Songtsen Cafe is a cozy restaurant serving affordable Tibetan staples like momos, curry, and deep fried beef patties.
Named after Songtsen Gampo, the Tibetan King who introduced Buddhism to the "roof of the world", this homey spot has plenty of comfy seating to gorge on Tibetan eats.
Everything on this extensive menu is made in-house—from the baklep bread ($1.25 each) to the thukpa noodle soup ($7.99 a bowl)—and the best part is that everything is cheap.
There's even free Tibetan tea on tap.
I've never tried shabalay before, and it might be my new favourite thing.
These crispy pockets, which are described as beef patties and look like empanadas, run $7.99 for five pieces.

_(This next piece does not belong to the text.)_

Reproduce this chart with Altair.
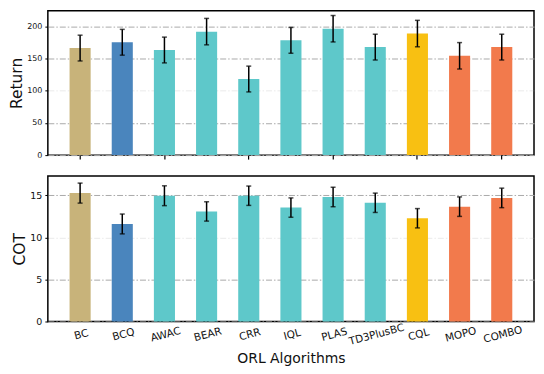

You really can't go wrong with a deep fried turnover with meat. With a thin, crispy dough similar to panzerotti, the beef inside has a texture akin to kebabs.
Baskets of momos come with 10 dumplings, steamed fresh in the restaurant's tiny back kitchen and served with a delicious Indian pickle hot sauce.
Juicy beef momos with cilantro, cabbage, and onions, are only $6.99; chicken and veggie ones are $7.99.
Order the mokthuk ($7.99) and you'll get nine beef momos in a bone broth.
A vegetarian thali platter is only $8.99, and comes with rice, channa, aloo dal, and a crispy papad for dipping.
Beef churue ($8.99) is an interesting soup dish made with beef and a cheese-based broth, served with a side of rice.
The dish uses parmesan to add a salty flavour to the meaty broth, and comes with wood ear fungus and potatoes. It's another favourite for me.
Mango lassis come in takeout cups; there's also fruit-infused water to wash it all down.